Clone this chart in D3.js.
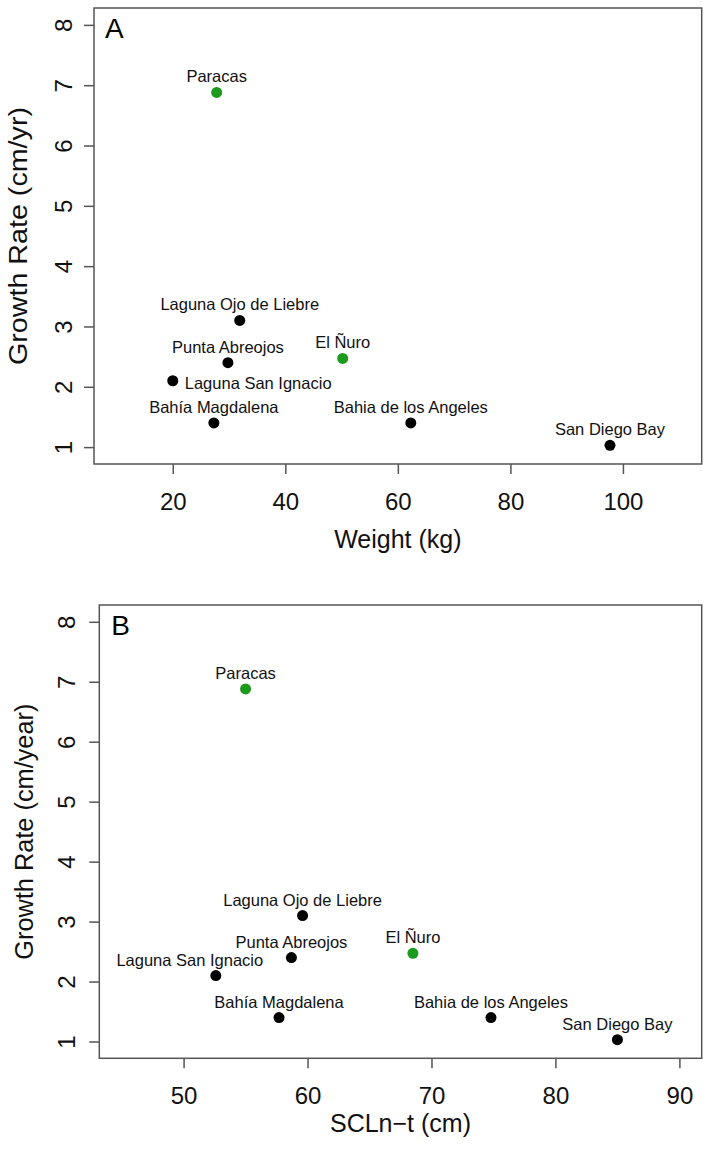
<!DOCTYPE html>
<html>
<head>
<meta charset="utf-8">
<script src="https://cdn.jsdelivr.net/npm/d3@7"></script>
<style>
  body { margin: 0; background: #fff; }
  svg { display: block; font-family: "Liberation Sans", Arial, Helvetica, sans-serif; }
</style>
</head>
<body>
<svg width="709" height="1150"></svg>
<script>
// Site names (same order in both panels)
const sites = [
  "Paracas", "Laguna Ojo de Liebre", "Punta Abreojos", "Laguna San Ignacio",
  "Bahía Magdalena", "El Ñuro", "Bahia de los Angeles", "San Diego Bay"
];
// Peruvian sites drawn in green
const isPeru = [true, false, false, false, false, true, false, false];

const growthRate = [6.88, 3.10, 2.40, 2.10, 1.40, 2.47, 1.40, 1.03];
const weightKg = [27.8, 31.9, 29.8, 20.0, 27.3, 50.2, 62.3, 97.7];
const sclCm = [55.0, 59.6, 58.7, 52.6, 57.7, 68.5, 74.8, 85.0];

const yTicks = [1, 2, 3, 4, 5, 6, 7, 8];
const xTicksA = [20, 40, 60, 80, 100];
const xTicksB = [50, 60, 70, 80, 90];

// where each label goes relative to its point
const labelPosA = ["top", "top", "top", "right", "top", "top", "top", "top"];
const labelPosB = ["top", "top", "top", "topleft", "top", "top", "top", "top"];

const svg = d3.select("svg");
const green = "#1b9a1b";
const axisCol = "#555";

// R-style limits: xlim/ylim padded by 4%
function pad(lo, hi) {
  const d = (hi - lo) * 0.04;
  return [lo - d, hi + d];
}

function panel(opts) {
  const { box, xLim, xVals, xTicks, xTitle, yTitle, letter, labelPos, tickX, titleX } = opts;
  const x = d3.scaleLinear().domain(pad(xLim[0], xLim[1])).range([box.left, box.right]);
  const y = d3.scaleLinear().domain(pad(1, 8)).range([box.bottom, box.top]);
  const g = svg.append("g");

  g.append("rect")
    .attr("x", box.left).attr("y", box.top)
    .attr("width", box.right - box.left).attr("height", box.bottom - box.top)
    .attr("fill", "none").attr("stroke", axisCol).attr("stroke-width", 1.5);

  // x axis
  const xa = g.append("g")
    .attr("transform", `translate(0,${box.bottom})`)
    .call(d3.axisBottom(x).tickValues(xTicks).tickSize(10).tickPadding(19).tickSizeOuter(0));
  xa.select(".domain").remove();
  xa.selectAll("line").attr("stroke", axisCol).attr("stroke-width", 1.5);
  xa.selectAll("text").attr("font-size", 24).attr("fill", "#111").attr("font-family", null);

  // y axis (labels rotated like R)
  const ya = g.append("g")
    .attr("transform", `translate(${box.left},0)`)
    .call(d3.axisLeft(y).tickValues(yTicks).tickSize(10).tickSizeOuter(0));
  ya.select(".domain").remove();
  ya.selectAll("line").attr("stroke", axisCol).attr("stroke-width", 1.5);
  ya.selectAll("text")
    .attr("font-size", 24).attr("fill", "#111").attr("font-family", null)
    .attr("x", null).attr("dy", null)
    .attr("text-anchor", "middle")
    .attr("transform", `translate(${tickX - box.left},0) rotate(-90)`);

  g.append("text")
    .attr("x", (box.left + box.right) / 2)
    .attr("y", opts.xTitleY)
    .attr("text-anchor", "middle")
    .attr("font-size", 25)
    .attr("fill", "#111")
    .text(xTitle);

  g.append("text")
    .attr("transform", `translate(${titleX},${(box.top + box.bottom) / 2}) rotate(-90)`)
    .attr("text-anchor", "middle")
    .attr("font-size", 26)
    .attr("textLength", opts.yTitleLen)
    .attr("lengthAdjust", "spacingAndGlyphs")
    .attr("fill", "#111")
    .text(yTitle);

  g.append("text")
    .attr("x", box.left + opts.letterDx)
    .attr("y", box.top + 30)
    .attr("font-size", 28)
    .attr("fill", "#000")
    .text(letter);

  const pts = sites.map((s, i) => ({ name: s, x: xVals[i], y: growthRate[i], peru: isPeru[i], pos: labelPos[i] }));

  g.selectAll(".pt").data(pts).enter().append("circle")
    .attr("class", "pt")
    .attr("cx", d => x(d.x))
    .attr("cy", d => y(d.y))
    .attr("r", 5.5)
    .attr("fill", d => d.peru ? green : "#000");

  g.selectAll(".lab").data(pts).enter().append("text")
    .attr("class", "lab")
    .attr("x", d => d.pos === "right" ? x(d.x) + 12 : d.pos === "topleft" ? x(d.x) - 26 : x(d.x))
    .attr("y", d => d.pos === "right" ? y(d.y) + 8 : y(d.y) - 10)
    .attr("text-anchor", d => d.pos === "right" ? "start" : "middle")
    .attr("font-size", 16.5)
    .attr("fill", "#111")
    .text(d => d.name);
}

panel({
  box: { left: 94, right: 701.7, top: 8, bottom: 464 },
  xLim: [10, 110], xVals: weightKg, xTicks: xTicksA,
  xTitle: "Weight (kg)", yTitle: "Growth Rate (cm/yr)", yTitleLen: 258,
  letter: "A", letterDx: 11, labelPos: labelPosA,
  tickX: 72, titleX: 27, xTitleY: 548
});

panel({
  box: { left: 99.3, right: 701.7, top: 605, bottom: 1058.3 },
  xLim: [45, 90], xVals: sclCm, xTicks: xTicksB,
  xTitle: "SCLn\u2212t (cm)", yTitle: "Growth Rate (cm/year)", yTitleLen: 256,
  letter: "B", letterDx: 12, labelPos: labelPosB,
  tickX: 75, titleX: 33, xTitleY: 1131.5
});
</script>
</body>
</html>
====================
Instruction
Each line of the data is to be duplicated exactly; pictures stay out of the copy.

Response below
Clone this chart in D3.js.
<!DOCTYPE html>
<html>
<head>
<meta charset="utf-8">
<script src="https://cdn.jsdelivr.net/npm/d3@7"></script>
<style>
  body { margin: 0; background: #fff; }
  svg { display: block; font-family: "Liberation Sans", Arial, Helvetica, sans-serif; }
</style>
</head>
<body>
<svg width="709" height="1150"></svg>
<script>
// Site names (same order in both panels)
const sites = [
  "Paracas", "Laguna Ojo de Liebre", "Punta Abreojos", "Laguna San Ignacio",
  "Bahía Magdalena", "El Ñuro", "Bahia de los Angeles", "San Diego Bay"
];
// Peruvian sites drawn in green
const isPeru = [true, false, false, false, false, true, false, false];

const growthRate = [6.88, 3.10, 2.40, 2.10, 1.40, 2.47, 1.40, 1.03];
const weightKg = [27.8, 31.9, 29.8, 20.0, 27.3, 50.2, 62.3, 97.7];
const sclCm = [55.0, 59.6, 58.7, 52.6, 57.7, 68.5, 74.8, 85.0];

const yTicks = [1, 2, 3, 4, 5, 6, 7, 8];
const xTicksA = [20, 40, 60, 80, 100];
const xTicksB = [50, 60, 70, 80, 90];

// where each label goes relative to its point
const labelPosA = ["top", "top", "top", "right", "top", "top", "top", "top"];
const labelPosB = ["top", "top", "top", "topleft", "top", "top", "top", "top"];

const svg = d3.select("svg");
const green = "#1b9a1b";
const axisCol = "#555";

// R-style limits: xlim/ylim padded by 4%
function pad(lo, hi) {
  const d = (hi - lo) * 0.04;
  return [lo - d, hi + d];
}

function panel(opts) {
  const { box, xLim, xVals, xTicks, xTitle, yTitle, letter, labelPos, tickX, titleX } = opts;
  const x = d3.scaleLinear().domain(pad(xLim[0], xLim[1])).range([box.left, box.right]);
  const y = d3.scaleLinear().domain(pad(1, 8)).range([box.bottom, box.top]);
  const g = svg.append("g");

  g.append("rect")
    .attr("x", box.left).attr("y", box.top)
    .attr("width", box.right - box.left).attr("height", box.bottom - box.top)
    .attr("fill", "none").attr("stroke", axisCol).attr("stroke-width", 1.5);

  // x axis
  const xa = g.append("g")
    .attr("transform", `translate(0,${box.bottom})`)
    .call(d3.axisBottom(x).tickValues(xTicks).tickSize(10).tickPadding(19).tickSizeOuter(0));
  xa.select(".domain").remove();
  xa.selectAll("line").attr("stroke", axisCol).attr("stroke-width", 1.5);
  xa.selectAll("text").attr("font-size", 24).attr("fill", "#111").attr("font-family", null);

  // y axis (labels rotated like R)
  const ya = g.append("g")
    .attr("transform", `translate(${box.left},0)`)
    .call(d3.axisLeft(y).tickValues(yTicks).tickSize(10).tickSizeOuter(0));
  ya.select(".domain").remove();
  ya.selectAll("line").attr("stroke", axisCol).attr("stroke-width", 1.5);
  ya.selectAll("text")
    .attr("font-size", 24).attr("fill", "#111").attr("font-family", null)
    .attr("x", null).attr("dy", null)
    .attr("text-anchor", "middle")
    .attr("transform", `translate(${tickX - box.left},0) rotate(-90)`);

  g.append("text")
    .attr("x", (box.left + box.right) / 2)
    .attr("y", opts.xTitleY)
    .attr("text-anchor", "middle")
    .attr("font-size", 25)
    .attr("fill", "#111")
    .text(xTitle);

  g.append("text")
    .attr("transform", `translate(${titleX},${(box.top + box.bottom) / 2}) rotate(-90)`)
    .attr("text-anchor", "middle")
    .attr("font-size", 26)
    .attr("textLength", opts.yTitleLen)
    .attr("lengthAdjust", "spacingAndGlyphs")
    .attr("fill", "#111")
    .text(yTitle);

  g.append("text")
    .attr("x", box.left + opts.letterDx)
    .attr("y", box.top + 30)
    .attr("font-size", 28)
    .attr("fill", "#000")
    .text(letter);

  const pts = sites.map((s, i) => ({ name: s, x: xVals[i], y: growthRate[i], peru: isPeru[i], pos: labelPos[i] }));

  g.selectAll(".pt").data(pts).enter().append("circle")
    .attr("class", "pt")
    .attr("cx", d => x(d.x))
    .attr("cy", d => y(d.y))
    .attr("r", 5.5)
    .attr("fill", d => d.peru ? green : "#000");

  g.selectAll(".lab").data(pts).enter().append("text")
    .attr("class", "lab")
    .attr("x", d => d.pos === "right" ? x(d.x) + 12 : d.pos === "topleft" ? x(d.x) - 26 : x(d.x))
    .attr("y", d => d.pos === "right" ? y(d.y) + 8 : y(d.y) - 10)
    .attr("text-anchor", d => d.pos === "right" ? "start" : "middle")
    .attr("font-size", 16.5)
    .attr("fill", "#111")
    .text(d => d.name);
}

panel({
  box: { left: 94, right: 701.7, top: 8, bottom: 464 },
  xLim: [10, 110], xVals: weightKg, xTicks: xTicksA,
  xTitle: "Weight (kg)", yTitle: "Growth Rate (cm/yr)", yTitleLen: 258,
  letter: "A", letterDx: 11, labelPos: labelPosA,
  tickX: 72, titleX: 27, xTitleY: 548
});

panel({
  box: { left: 99.3, right: 701.7, top: 605, bottom: 1058.3 },
  xLim: [45, 90], xVals: sclCm, xTicks: xTicksB,
  xTitle: "SCLn\u2212t (cm)", yTitle: "Growth Rate (cm/year)", yTitleLen: 256,
  letter: "B", letterDx: 12, labelPos: labelPosB,
  tickX: 75, titleX: 33, xTitleY: 1131.5
});
</script>
</body>
</html>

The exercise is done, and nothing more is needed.